Data Sources, Complications, and Cautions

Sources of AAU data include

  • Warranty cards and registrations, often using prizes and random drawings to encourage participation.
  • Regularly administered surveys, conducted by organizations that interview consumers via telephone, mail, Web, or other technologies, such as hand-held scanners.

Even with the best methodologies, however, variations observed in tracking data from one period to the next are not always reliable. Managers must rely on their experience to distinguish seasonality effects and "noise" (random movement) from "signal" (actual trends and patterns). Certain techniques in data collection and review can also help managers make this distinction.

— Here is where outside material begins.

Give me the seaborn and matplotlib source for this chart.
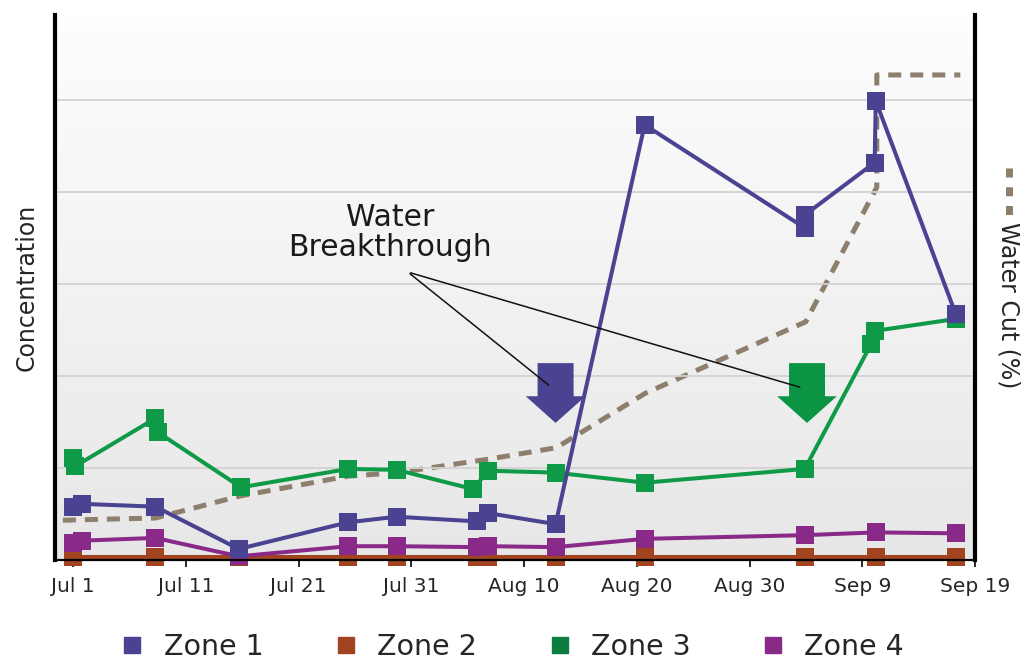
import numpy as np
import pandas as pd
import matplotlib
matplotlib.use("Agg")
import matplotlib.pyplot as plt
import seaborn as sns
from matplotlib.lines import Line2D
from matplotlib.patches import FancyArrow

# ---------------- data ----------------
tick_days = [0, 10, 20, 30, 40, 50, 60, 70, 80]
tick_labels = ["Jul 1", "Jul 11", "Jul 21", "Jul 31", "Aug 10", "Aug 20", "Aug 30", "Sep 9", "Sep 19"]

# days after Jul 1
zone1_day = [0, 0.8, 7.3, 14.7, 24.4, 28.7, 35.8, 36.8, 42.8, 50.7, 64.9, 64.9, 71.1, 71.2, 78.3]
zone1_val = [0.58, 0.61, 0.58, 0.12, 0.41, 0.47, 0.42, 0.51, 0.39, 4.73, 3.61, 3.75, 4.32, 4.99, 2.67]

zone2_day = [0, 7.3, 14.7, 24.4, 28.7, 35.8, 36.8, 42.8, 50.7, 64.9, 71.2, 78.3]
zone2_val = [0.03, 0.03, 0.03, 0.03, 0.03, 0.03, 0.03, 0.03, 0.03, 0.03, 0.03, 0.03]

zone3_day = [0, 0.2, 7.3, 7.5, 14.9, 24.4, 28.7, 35.5, 36.8, 42.8, 50.7, 64.9, 70.8, 71.1, 78.3]
zone3_val = [1.11, 1.02, 1.54, 1.39, 0.79, 0.99, 0.98, 0.77, 0.97, 0.95, 0.84, 0.99, 2.35, 2.49, 2.62]

zone4_day = [0, 0.8, 7.3, 14.7, 24.4, 28.7, 35.8, 36.8, 42.8, 50.7, 64.9, 71.2, 78.3]
zone4_val = [0.18, 0.21, 0.24, 0.04, 0.15, 0.15, 0.14, 0.15, 0.14, 0.23, 0.27, 0.30, 0.29]

water_day = [-0.9, 7.3, 14.7, 24.4, 28.7, 35.8, 36.8, 42.8, 50.7, 64.9, 71.2, 71.2, 78.6]
water_cut = [7.3, 7.7, 11.7, 15.4, 16.0, 18.2, 18.5, 20.6, 30.6, 43.7, 68.4, 89.0, 89.0]

zone_names = ["Zone 1", "Zone 2", "Zone 3", "Zone 4"]
zone_colors = ["#4A4392", "#A1441F", "#0F9A48", "#8A2A88"]
legend_colors = ["#4A4392", "#A1441F", "#0B7D3E", "#8A2A88"]
water_color = "#8E7F6D"

# ---------------- figure ----------------
sns.set_style("white")
plt.rcParams["font.family"] = ["DejaVu Sans"]

fig = plt.figure(figsize=(10.25, 6.6), dpi=100)
pos = [55 / 1025, 100 / 660, 920 / 1025, 545 / 660]

# gradient background
bg = fig.add_axes(pos, zorder=0)
grad = np.linspace(0, 1, 256).reshape(-1, 1)
top_c = np.array([0.995, 0.995, 0.995])
bot_c = np.array([0.905, 0.905, 0.905])
img = top_c[None, None, :] * (1 - grad[..., None]) + bot_c[None, None, :] * grad[..., None]
bg.imshow(img, aspect="auto", extent=[0, 1, 0, 1])
bg.set_axis_off()

ax2 = fig.add_axes(pos, zorder=1)
ax = fig.add_axes(pos, zorder=2)
for a in (ax, ax2):
    a.patch.set_visible(False)

# water cut on secondary scale
wdf = pd.DataFrame({"day": water_day, "cut": water_cut})
sns.lineplot(data=wdf, x="day", y="cut", ax=ax2, color=water_color, lw=3.6,
             sort=False, estimator=None)
ax2.lines[0].set_dashes((2.6, 1.8))
ax2.set_xlim(-1.6, 79.9)
ax2.set_ylim(0, 100)
ax2.set_axis_off()

# zones
series = [(zone2_day, zone2_val, 1), (zone4_day, zone4_val, 3),
          (zone3_day, zone3_val, 2), (zone1_day, zone1_val, 0)]
for d, v, i in series:
    df = pd.DataFrame({"day": d, "val": v})
    sns.lineplot(data=df, x="day", y="val", ax=ax, color=zone_colors[i], lw=2.9,
                 marker="s", markersize=12.5, markeredgewidth=0,
                 sort=False, estimator=None, clip_on=False)

ax.set_xlim(-1.6, 79.9)
ax.set_ylim(0, 545 / 92)
ax.set_yticks([1, 2, 3, 4, 5])
ax.yaxis.grid(True, color="#d2d2d2", lw=1.3)
ax.set_axisbelow(True)
ax.tick_params(axis="y", left=False, labelleft=False)
ax.set_xticks(tick_days)
ax.set_xticklabels(tick_labels)
ax.tick_params(axis="x", direction="out", length=5, width=1.2, color="black",
               labelsize=14.5, pad=7, bottom=True)
ax.set_xlabel("")
ax.set_ylabel("Concentration", fontsize=17, labelpad=12)
for s in ("left", "right"):
    ax.spines[s].set_visible(True)
    ax.spines[s].set_color("black")
    ax.spines[s].set_linewidth(3)
ax.spines["bottom"].set_color("black")
ax.spines["bottom"].set_linewidth(1.6)
ax.spines["top"].set_visible(False)

# breakthrough arrows
arrow_specs = [(42.8, zone_colors[0]), (65.1, "#0B9444")]
for cx, col in arrow_specs:
    ax.add_patch(FancyArrow(cx, 2.14, 0, -0.65, width=3.19, head_width=5.3,
                            head_length=0.29, length_includes_head=True,
                            color=col, lw=0, zorder=2.5))

ax.text(28.1, 3.56, "Water\nBreakthrough", ha="center", va="center",
        fontsize=21.5, color="#1a1a1a", linespacing=1.05)
for ex, ey in [(42.4, 1.88), (64.7, 1.87)]:
    ax.annotate("", xy=(ex, ey), xytext=(29.7, 3.13),
                arrowprops=dict(arrowstyle="-", color="#111111", lw=1.1))

# right label with dashed sample
fig.text(0.984, 1 - 305 / 660, "Water Cut (%)", rotation=-90, ha="center",
         va="center", fontsize=17)
fig.add_artist(Line2D([0.984, 0.984], [1 - 168 / 660, 1 - 216 / 660],
                      transform=fig.transFigure, color=water_color, lw=5,
                      dashes=(1.3, 1.4)))

# legend
handles = [Line2D([0], [0], marker="s", ls="none", color=c, markersize=11)
           for c in legend_colors]
fig.legend(handles, zone_names, loc="center", bbox_to_anchor=(0.5, 1 - 647 / 660),
           ncol=4, frameon=False, fontsize=20.5, handlelength=0.8,
           handletextpad=0.7, columnspacing=2.5)

fig.savefig("out.png", dpi=100)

  1. Adjust for periodic changes in how questions are framed or administered. Surveys can be conducted via mail or telephone, for example, among paid or unpaid respondents. Different data-gathering techniques may require adjustment in the norms used to evaluate a "good" or "bad" response. If sudden changes appear in the data from one period to the next, marketers are advised to determine whether methodological shifts might play a role in this result.
  2. Try to separate customer from non-customer responses; they may be very different. Causal links among awareness, attitudes, and usage are rarely clear-cut. Though the hierarchy of effects is often viewed as a one-way street, on which awareness leads to attitudes, which in turn determine usage, the true causal flow might also be reversed. When people own a brand, for example, they may be predisposed to like it.
  3. Triangulate customer survey data with sales revenue, shipments, or other data related to business performance. Consumer attitudes, distributor and retail sales, and company shipments may move in different directions. Analyzing these patterns can be a challenge but can reveal much about category dynamics. For example, toy shipments to retailers often occur well in advance of the advertising that drives consumer awareness and purchase intentions. These, in turn, must be established before retail sales. Adding further complexity, in the toy industry, the purchaser of a product might not be its ultimate consumer. In evaluating AAU data, marketers must understand not only the drivers of demand but also the logistics of purchase.
  4. Separate leading from lagging indicators whenever possible. In the auto industry, for example, individuals who have just purchased a new car show a heightened sensitivity to advertisements for its make and model. Conventional wisdom suggests that they're looking for confirmation that they made a good choice in a risky decision. By helping consumers justify their purchase at this time, auto manufacturers can strengthen long-term satisfaction and willingness to recommend.

Related Metrics and Concepts

    Likeability: Because AAU considerations are so important to marketers, and because there is no single "right" way to approach them, specialized and proprietary systems have been developed. Of these, one of the best known is the Q scores rating of "likeability." A Q Score is derived from a general survey of selected households, in which a large panel of consumers share their feelings about brands, celebrities, and television shows.4

Q Scores rely upon responses reported by consumers. Consequently, although the system used is sophisticated, it is dependent on consumers understanding and being willing to reveal their preferences.

    Segmentation by Geography, or Geo-clustering: Marketers can achieve insight into consumer attitudes by separating their data into smaller, more homogeneous groups of customers. One well-known example of this is Prizm. Prizm assigns U.S. households to clusters based on Zip Code,5 with the goal of creating small groups of similar households. The typical characteristics of each Prizm cluster are known, and these are used to assign a name to each group. "Golden Ponds" consumers, for example, comprise elderly singles and couples leading modest lifestyles in small towns. Rather than monitoring AAU statistics for the population as a whole, firms often find it useful to track these data by cluster.